Lo spettacolo è stato costruito a poco a poco insieme al regista Orazio Condorelli, ed è venuto fuori dai miei ricordi sull’infanzia, su un mondo che oggi non esiste più: l’unità familiare, i pranzi della domenica, l’esistenza di una famiglia patriarcale nel quartiere di Santa Maria Goretti, con i suoi valori, quelli di una volta… Tutto questo prende forma nella figura di mio nonno, e nello spettacolo parlo del mio rapporto con lui, e nel raccontarlo, nel rievocare quelle atmosfere, quella gioia, il giorno del mio sesto compleanno, quella tenerezza che il nonno ha avuto nei miei confronti e che non posso dimenticare, ma soprattutto nel raccontare il dolore del distacco, è come se scavassi nella mia anima andando alla ricerca dei valori che sono rimasti dentro di me attraverso lui.
La mia esperienza di attore, che in Librino è stata la mia voglia di raccontare i miei spazi e il mio mondo, di gridare, urlare, denunciare, questa volta, in Heppybreddei, si trasforma nella ricerca di me stesso e così vado ancora più indietro, al di là di tutte le contraddizioni che ho attraversato, per ricordare, e ricordando andare alla ricerca di qualcosa che forse per qualche tempo ho perduto.
Ho sentito il calore di quei ragazzi, anche loro forse hanno tanto bisogno di essere ascoltati, come me, di recuperare qualcosa dai ricordi, come me, di superare le loro contraddizioni, come me, di dare voce ai loro spazi, al loro mondo, quasi sempre ignorato, proprio come me. Li ho spontaneamente invitati a fare teatro con me se ne avessero voglia.
L’esperienza nelle sedi carcerarie in questo senso è stata più forte (anche il 4 luglio ho recitato all’Istituto penitenziario di Acireale), rispetto a tutte le altre realtà in cui mi sono trovato a “recitare”. Infatti, il mio non è un “recitare” nel senso di prendere le vesti di altri personaggi, ma di portare me stesso con tutte le mie passioni sul palco, la mia è un’autobiografia raccontata. E sento, davvero sento, se chi mi ascolta mi comprende veramente oppure no, anche perchè non è per nulla facile farsi ascoltare dagli “indifferenti”. Quei ragazzi mi hanno davvero ascoltato e questo per me è stato davvero gratificante.

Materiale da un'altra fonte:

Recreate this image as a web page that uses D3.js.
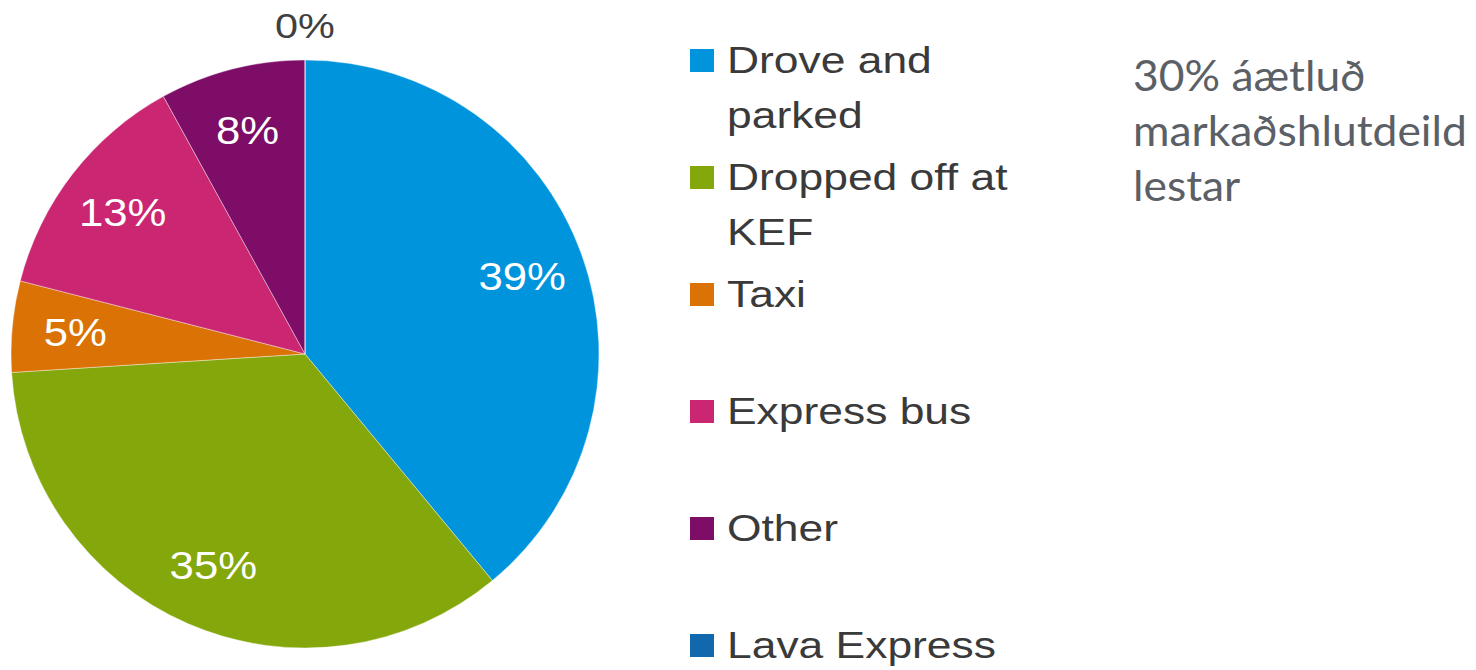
<!DOCTYPE html>
<html>
<head>
<meta charset="utf-8">
<script src="https://cdn.jsdelivr.net/npm/d3@7"></script>
<style>
  body { margin: 0; background: white; }
  svg { display: block; }
</style>
</head>
<body>
<div id="chart"></div>
<script>
// data
var categories = ["Drove and parked", "Dropped off at KEF", "Taxi", "Express bus", "Other", "Lava Express"];
var legendLines = [["Drove and", "parked"], ["Dropped off at", "KEF"], ["Taxi"], ["Express bus"], ["Other"], ["Lava Express"]];
var shares = [39, 35, 5, 13, 8, 0];
var sliceColors = ["#0094dd", "#84a80c", "#da7205", "#cb2672", "#7d0d67", "#1168ac"];
var noteLines = ["30% áætluð", "markaðshlutdeild", "lestar"];

var W = 1476, H = 670;
var cx = 305, cy = 354, r = 294;

var svg = d3.select("#chart").append("svg")
  .attr("width", W)
  .attr("height", H);

var color = d3.scaleOrdinal().domain(categories).range(sliceColors);

var pie = d3.pie().sort(null).value(function(d) { return d.value; });
var rows = categories.map(function(c, i) { return {name: c, value: shares[i]}; });
var arcs = pie(rows);

var arc = d3.arc().innerRadius(0).outerRadius(r);
var labelArc = d3.arc().innerRadius(r * 0.785).outerRadius(r * 0.785);
var outArc = d3.arc().innerRadius(r + 35).outerRadius(r + 35);

var g = svg.append("g").attr("transform", "translate(" + cx + "," + cy + ")");

g.selectAll("path.slice")
  .data(arcs)
  .enter()
  .append("path")
    .attr("class", "slice")
    .attr("d", arc)
    .style("fill", function(d) { return color(d.data.name); })
    .style("stroke", "white")
    .style("stroke-width", 0.4);

// percent labels (text is a bit wider than normal in the original)
g.selectAll("text.pct")
  .data(arcs)
  .enter()
  .append("text")
    .attr("class", "pct")
    .attr("transform", function(d) {
      var p = d.data.value > 0 ? labelArc.centroid(d) : outArc.centroid(d);
      return "translate(" + p[0] + "," + p[1] + ") scale(1.15,1)";
    })
    .attr("text-anchor", "middle")
    .attr("dy", "0.36em")
    .style("font-family", "'Liberation Sans', Arial, sans-serif")
    .style("font-size", function(d) { return d.data.value > 0 ? "38px" : "36px"; })
    .style("fill", function(d) { return d.data.value > 0 ? "white" : "#404040"; })
    .text(function(d) { return d.data.value + "%"; });

// legend
var ly = d3.scalePoint().domain(categories).range([73, 658]);
var legend = svg.selectAll("g.legend")
  .data(categories)
  .enter()
  .append("g")
    .attr("class", "legend")
    .attr("transform", function(d) { return "translate(690," + ly(d) + ")"; });

legend.append("rect")
  .attr("x", 0)
  .attr("y", -24)
  .attr("width", 24)
  .attr("height", 23)
  .style("fill", function(d) { return color(d); });

legend.each(function(d, i) {
  var t = d3.select(this).append("text")
    .attr("transform", "translate(37,0) scale(1.2,1)")
    .style("font-family", "'Liberation Sans', Arial, sans-serif")
    .style("font-size", "37px")
    .style("fill", "#3a3a3a");
  legendLines[i].forEach(function(line, j) {
    t.append("tspan").attr("x", 0).attr("y", j * 55).text(line);
  });
});

// note on the right
var note = svg.append("text")
  .style("font-family", "Lato, 'Open Sans', sans-serif")
  .style("font-size", "43px")
  .style("fill", "#5b6066");
noteLines.forEach(function(line, j) {
  note.append("tspan").attr("x", 0).attr("y", j * 55).text(line);
});
var longest = d3.max(note.selectAll("tspan").nodes(), function(n) { return n.getComputedTextLength(); });
var sx = 334 / longest;
note.attr("transform", "translate(1133,91) scale(" + sx + ",1)");
</script>
</body>
</html>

Ringrazio tutti, soprattutto Orazio Condorelli e l’Educatrice Silvana Leonforte, per essersi adoperati nell’organizzazione dello spettacolo e per aver scommesso anche loro su di me, sulla valenza della mia esperienza di vita, sulla mia voglia di riscatto, non solo per me ma anche per tutti quelli come me.
Spero di continuare lungo questo percorso, di non stancarmi mai di raccontare, e, soprattutto, di continuare a trovare qualcuno che non si stanchi di ascoltarmi.